United Utilities are looking for indicative costs, per installation, based on the following procurement routes:
- Supply of instrumentation - Design, build and installation of instrumentation sampling kiosks - Service and maintenance of the above at the mandated 4 weekly intervals
- Provision, management and administration of telemetry and a web based portal for the above. - Readings taken every 15 minutes. All readings to be transmitted every 20 minutes.
- Supply to monitor equipment health and generated data on a continual basis and report anomalies to United Utilities.
- Instrumentation and the monitoring arrangement must be suitable for monitoring the required parameters in an appropriate range for the application.

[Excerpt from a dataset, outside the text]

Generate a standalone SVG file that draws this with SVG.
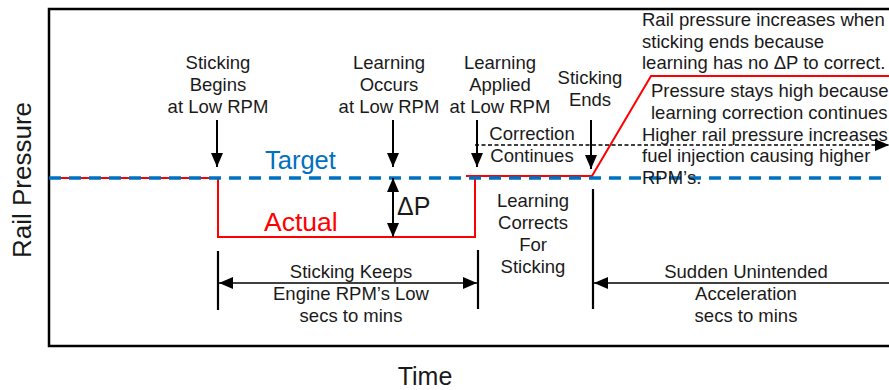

Solutions may be based on multi-parameter sondes, process instrumentation or chemistry analysers or a combination of either.
All technologies to be provided must comply with the DEFRA Continuous Water Quality Programme Interim Technical Standard V1.0 Issue 1.0 August 2024. In addition, all installations must also comply with Environment Agency Regulatory Position Statement 333 Installing Small Scale Monitoring Instruments and Associated Equipment Alongside In Main River Watercourses 11th March 2025.
Unite Utilities is looking for two installation solutions:
- For planning pumped kiosk-based systems should be used (Option 1).
- In river monitoring via stilling tube (Option 2).
United Utilities is now seeking to understand:
- Proposed solutions
- Costs
- Interest to provide or ability to provide all elements associated
- Risks
- Volume supply capacity per month/year
- Accuracy/Uncertainty
- Repeatability
- Maintenance intervals
- Integration
The water company will also require interested parties to work with Defra and regulators to establish an accredited quality system for the calibration and maintenance of real time continuous water quality monitors. Further detail on governance and assurance requirements is expected in the technical guidance and implementing legislation.
In addition, the need to comply with an industry-wide accreditation process (such as MCERTS) should be accounted for which will likely require product certification prior to use at cost to the supplier.
Current total estimated value is £120 million(inc VAT) and estimated start and end contract dates are 1 November 2025 to 1 April 2030 - at this stage all values and dates are indicative.
United Utilities expects to publish a formal tender notice at the start of September 2025.